:: DATA LINES
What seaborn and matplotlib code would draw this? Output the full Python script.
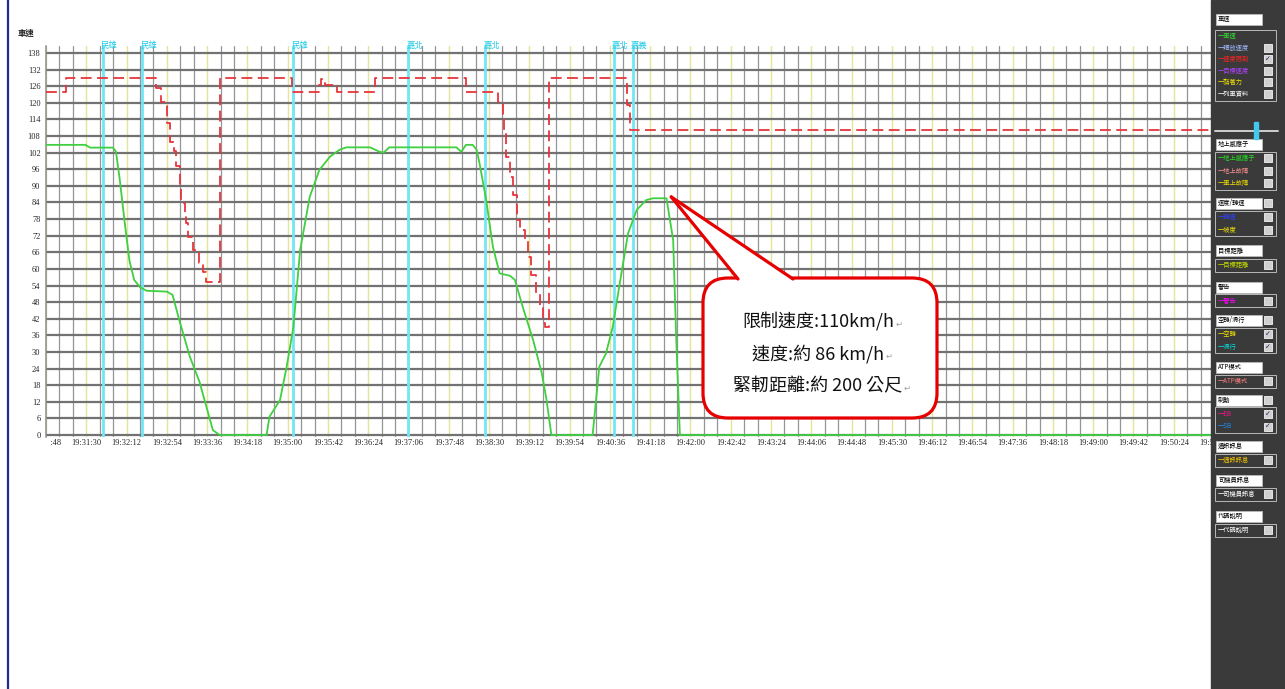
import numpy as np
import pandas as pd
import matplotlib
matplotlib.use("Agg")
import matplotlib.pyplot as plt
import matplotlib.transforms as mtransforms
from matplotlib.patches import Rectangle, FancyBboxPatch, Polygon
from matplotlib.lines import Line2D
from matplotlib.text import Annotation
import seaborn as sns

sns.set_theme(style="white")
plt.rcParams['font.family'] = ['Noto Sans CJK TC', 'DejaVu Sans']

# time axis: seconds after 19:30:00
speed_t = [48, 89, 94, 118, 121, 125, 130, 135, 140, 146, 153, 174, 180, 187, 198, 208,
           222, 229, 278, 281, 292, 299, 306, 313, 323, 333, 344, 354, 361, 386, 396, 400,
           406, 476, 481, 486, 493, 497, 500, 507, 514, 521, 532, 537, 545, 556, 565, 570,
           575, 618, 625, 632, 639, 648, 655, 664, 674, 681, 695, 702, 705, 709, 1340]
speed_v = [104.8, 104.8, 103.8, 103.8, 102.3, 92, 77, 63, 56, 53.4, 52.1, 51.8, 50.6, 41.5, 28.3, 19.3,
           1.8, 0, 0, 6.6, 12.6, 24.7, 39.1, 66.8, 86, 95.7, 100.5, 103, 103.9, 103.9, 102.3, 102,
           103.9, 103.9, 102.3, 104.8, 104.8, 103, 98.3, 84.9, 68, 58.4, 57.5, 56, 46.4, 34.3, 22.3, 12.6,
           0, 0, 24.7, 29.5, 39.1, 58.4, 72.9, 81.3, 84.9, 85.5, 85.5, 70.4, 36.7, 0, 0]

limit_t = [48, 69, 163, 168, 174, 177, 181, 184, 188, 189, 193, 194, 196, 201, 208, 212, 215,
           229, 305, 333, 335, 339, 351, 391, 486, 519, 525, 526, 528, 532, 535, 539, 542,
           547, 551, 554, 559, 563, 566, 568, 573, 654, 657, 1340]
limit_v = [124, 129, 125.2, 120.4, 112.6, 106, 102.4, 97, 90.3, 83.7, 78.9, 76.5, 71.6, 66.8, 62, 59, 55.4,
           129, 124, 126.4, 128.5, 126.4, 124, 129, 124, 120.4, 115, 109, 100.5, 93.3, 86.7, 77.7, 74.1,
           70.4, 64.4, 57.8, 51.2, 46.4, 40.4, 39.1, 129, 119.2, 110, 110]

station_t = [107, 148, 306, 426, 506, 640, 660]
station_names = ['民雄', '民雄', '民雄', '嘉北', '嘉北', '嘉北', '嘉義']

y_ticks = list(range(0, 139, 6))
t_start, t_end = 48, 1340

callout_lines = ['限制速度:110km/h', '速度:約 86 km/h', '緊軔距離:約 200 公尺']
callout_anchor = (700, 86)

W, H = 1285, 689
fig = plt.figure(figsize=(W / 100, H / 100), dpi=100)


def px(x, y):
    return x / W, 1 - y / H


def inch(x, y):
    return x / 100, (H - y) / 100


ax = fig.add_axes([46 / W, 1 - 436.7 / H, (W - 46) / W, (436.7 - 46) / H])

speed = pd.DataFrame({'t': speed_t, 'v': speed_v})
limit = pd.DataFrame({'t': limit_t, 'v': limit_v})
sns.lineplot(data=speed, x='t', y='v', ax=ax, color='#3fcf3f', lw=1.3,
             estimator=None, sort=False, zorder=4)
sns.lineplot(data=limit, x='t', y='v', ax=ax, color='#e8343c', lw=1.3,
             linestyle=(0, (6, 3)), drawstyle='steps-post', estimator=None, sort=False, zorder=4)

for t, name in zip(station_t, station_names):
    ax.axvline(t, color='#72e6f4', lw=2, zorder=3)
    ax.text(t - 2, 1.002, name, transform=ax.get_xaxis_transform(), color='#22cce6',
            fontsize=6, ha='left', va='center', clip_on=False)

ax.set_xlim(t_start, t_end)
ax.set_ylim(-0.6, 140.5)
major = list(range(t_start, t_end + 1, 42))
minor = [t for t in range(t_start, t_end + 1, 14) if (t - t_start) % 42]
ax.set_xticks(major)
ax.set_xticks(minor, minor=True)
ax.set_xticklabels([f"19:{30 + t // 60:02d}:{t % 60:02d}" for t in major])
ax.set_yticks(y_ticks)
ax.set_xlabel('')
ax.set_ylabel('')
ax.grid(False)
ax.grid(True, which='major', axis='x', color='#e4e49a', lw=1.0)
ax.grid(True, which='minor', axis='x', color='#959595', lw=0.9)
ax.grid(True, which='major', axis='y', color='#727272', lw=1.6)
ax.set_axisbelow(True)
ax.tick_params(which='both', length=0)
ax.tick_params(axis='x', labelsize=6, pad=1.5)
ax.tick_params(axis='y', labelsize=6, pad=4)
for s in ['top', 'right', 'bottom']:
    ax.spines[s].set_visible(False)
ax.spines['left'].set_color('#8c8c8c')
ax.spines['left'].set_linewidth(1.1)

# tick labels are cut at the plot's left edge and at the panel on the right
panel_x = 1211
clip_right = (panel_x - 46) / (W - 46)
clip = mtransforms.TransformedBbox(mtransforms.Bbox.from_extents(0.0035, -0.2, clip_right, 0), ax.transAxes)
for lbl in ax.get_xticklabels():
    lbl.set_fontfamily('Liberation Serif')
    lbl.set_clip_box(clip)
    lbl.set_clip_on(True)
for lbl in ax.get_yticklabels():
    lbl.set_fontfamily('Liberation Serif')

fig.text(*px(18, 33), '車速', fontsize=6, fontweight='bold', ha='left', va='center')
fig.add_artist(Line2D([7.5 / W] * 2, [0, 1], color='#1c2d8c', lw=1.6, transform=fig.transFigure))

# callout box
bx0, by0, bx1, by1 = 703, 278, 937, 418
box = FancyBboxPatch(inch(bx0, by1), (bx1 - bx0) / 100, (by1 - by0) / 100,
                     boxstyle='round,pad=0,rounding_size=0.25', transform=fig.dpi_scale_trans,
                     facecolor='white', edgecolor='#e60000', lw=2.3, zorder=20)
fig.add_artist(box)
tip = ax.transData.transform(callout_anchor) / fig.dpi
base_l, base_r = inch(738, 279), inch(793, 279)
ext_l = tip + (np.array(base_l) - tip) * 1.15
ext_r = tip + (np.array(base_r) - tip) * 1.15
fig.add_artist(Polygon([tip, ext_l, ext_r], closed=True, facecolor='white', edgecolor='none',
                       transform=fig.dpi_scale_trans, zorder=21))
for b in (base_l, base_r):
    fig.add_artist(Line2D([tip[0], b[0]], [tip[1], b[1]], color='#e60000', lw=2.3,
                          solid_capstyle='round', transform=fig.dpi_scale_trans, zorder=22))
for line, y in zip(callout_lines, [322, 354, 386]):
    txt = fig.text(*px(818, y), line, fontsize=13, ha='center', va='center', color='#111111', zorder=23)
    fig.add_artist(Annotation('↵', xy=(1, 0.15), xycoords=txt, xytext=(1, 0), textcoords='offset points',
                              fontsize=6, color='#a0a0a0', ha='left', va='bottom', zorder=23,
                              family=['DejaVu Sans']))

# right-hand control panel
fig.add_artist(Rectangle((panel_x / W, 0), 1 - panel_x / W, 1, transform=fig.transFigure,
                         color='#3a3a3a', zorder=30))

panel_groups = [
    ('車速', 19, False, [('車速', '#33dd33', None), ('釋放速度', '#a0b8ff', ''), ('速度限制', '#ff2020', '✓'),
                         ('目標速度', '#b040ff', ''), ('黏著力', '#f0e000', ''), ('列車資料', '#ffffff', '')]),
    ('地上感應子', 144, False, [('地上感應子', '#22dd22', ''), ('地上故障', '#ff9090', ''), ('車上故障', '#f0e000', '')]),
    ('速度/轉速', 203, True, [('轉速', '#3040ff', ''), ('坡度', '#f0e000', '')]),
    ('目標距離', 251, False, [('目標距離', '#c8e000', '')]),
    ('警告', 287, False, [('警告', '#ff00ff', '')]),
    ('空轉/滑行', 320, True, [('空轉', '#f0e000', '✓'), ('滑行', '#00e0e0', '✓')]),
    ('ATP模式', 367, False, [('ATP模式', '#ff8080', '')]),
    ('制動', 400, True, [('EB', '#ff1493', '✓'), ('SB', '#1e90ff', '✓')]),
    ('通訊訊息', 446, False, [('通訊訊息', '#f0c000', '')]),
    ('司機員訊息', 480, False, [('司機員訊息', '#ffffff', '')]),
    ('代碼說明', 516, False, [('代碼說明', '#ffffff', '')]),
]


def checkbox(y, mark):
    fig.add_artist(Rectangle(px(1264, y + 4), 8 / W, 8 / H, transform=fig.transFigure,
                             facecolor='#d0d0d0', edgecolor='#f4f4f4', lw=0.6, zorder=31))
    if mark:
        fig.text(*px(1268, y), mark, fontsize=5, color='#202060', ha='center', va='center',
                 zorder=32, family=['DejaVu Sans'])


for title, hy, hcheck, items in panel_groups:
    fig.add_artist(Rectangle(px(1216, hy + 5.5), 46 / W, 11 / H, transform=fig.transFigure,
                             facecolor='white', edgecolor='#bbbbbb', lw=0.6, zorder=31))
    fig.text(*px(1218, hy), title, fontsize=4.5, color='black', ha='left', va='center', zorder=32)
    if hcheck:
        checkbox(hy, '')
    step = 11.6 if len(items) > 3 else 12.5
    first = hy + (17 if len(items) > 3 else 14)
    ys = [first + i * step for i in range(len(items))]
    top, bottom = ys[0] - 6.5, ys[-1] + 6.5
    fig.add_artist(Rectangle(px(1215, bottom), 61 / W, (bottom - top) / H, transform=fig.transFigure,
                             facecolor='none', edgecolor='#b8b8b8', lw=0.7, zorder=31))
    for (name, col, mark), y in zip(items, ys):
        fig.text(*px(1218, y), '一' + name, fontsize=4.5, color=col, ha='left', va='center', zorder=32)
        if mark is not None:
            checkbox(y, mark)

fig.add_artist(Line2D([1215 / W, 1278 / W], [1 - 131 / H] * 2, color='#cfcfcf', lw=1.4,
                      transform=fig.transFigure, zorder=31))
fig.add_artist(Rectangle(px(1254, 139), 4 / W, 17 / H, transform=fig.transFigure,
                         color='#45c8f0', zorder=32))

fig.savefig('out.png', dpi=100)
::::
TO BE DONE:
Reproduce exactly the run of lines that opens the listing and closes with the line holding "fig = plt.figure(figsize=(W". Pictures are excluded.

ANSWER TO THIS PROBLEM:
What seaborn and matplotlib code would draw this? Output the full Python script.
import numpy as np
import pandas as pd
import matplotlib
matplotlib.use("Agg")
import matplotlib.pyplot as plt
import matplotlib.transforms as mtransforms
from matplotlib.patches import Rectangle, FancyBboxPatch, Polygon
from matplotlib.lines import Line2D
from matplotlib.text import Annotation
import seaborn as sns

sns.set_theme(style="white")
plt.rcParams['font.family'] = ['Noto Sans CJK TC', 'DejaVu Sans']

# time axis: seconds after 19:30:00
speed_t = [48, 89, 94, 118, 121, 125, 130, 135, 140, 146, 153, 174, 180, 187, 198, 208,
           222, 229, 278, 281, 292, 299, 306, 313, 323, 333, 344, 354, 361, 386, 396, 400,
           406, 476, 481, 486, 493, 497, 500, 507, 514, 521, 532, 537, 545, 556, 565, 570,
           575, 618, 625, 632, 639, 648, 655, 664, 674, 681, 695, 702, 705, 709, 1340]
speed_v = [104.8, 104.8, 103.8, 103.8, 102.3, 92, 77, 63, 56, 53.4, 52.1, 51.8, 50.6, 41.5, 28.3, 19.3,
           1.8, 0, 0, 6.6, 12.6, 24.7, 39.1, 66.8, 86, 95.7, 100.5, 103, 103.9, 103.9, 102.3, 102,
           103.9, 103.9, 102.3, 104.8, 104.8, 103, 98.3, 84.9, 68, 58.4, 57.5, 56, 46.4, 34.3, 22.3, 12.6,
           0, 0, 24.7, 29.5, 39.1, 58.4, 72.9, 81.3, 84.9, 85.5, 85.5, 70.4, 36.7, 0, 0]

limit_t = [48, 69, 163, 168, 174, 177, 181, 184, 188, 189, 193, 194, 196, 201, 208, 212, 215,
           229, 305, 333, 335, 339, 351, 391, 486, 519, 525, 526, 528, 532, 535, 539, 542,
           547, 551, 554, 559, 563, 566, 568, 573, 654, 657, 1340]
limit_v = [124, 129, 125.2, 120.4, 112.6, 106, 102.4, 97, 90.3, 83.7, 78.9, 76.5, 71.6, 66.8, 62, 59, 55.4,
           129, 124, 126.4, 128.5, 126.4, 124, 129, 124, 120.4, 115, 109, 100.5, 93.3, 86.7, 77.7, 74.1,
           70.4, 64.4, 57.8, 51.2, 46.4, 40.4, 39.1, 129, 119.2, 110, 110]

station_t = [107, 148, 306, 426, 506, 640, 660]
station_names = ['民雄', '民雄', '民雄', '嘉北', '嘉北', '嘉北', '嘉義']

y_ticks = list(range(0, 139, 6))
t_start, t_end = 48, 1340

callout_lines = ['限制速度:110km/h', '速度:約 86 km/h', '緊軔距離:約 200 公尺']
callout_anchor = (700, 86)

W, H = 1285, 689
fig = plt.figure(figsize=(W / 100, H / 100), dpi=100)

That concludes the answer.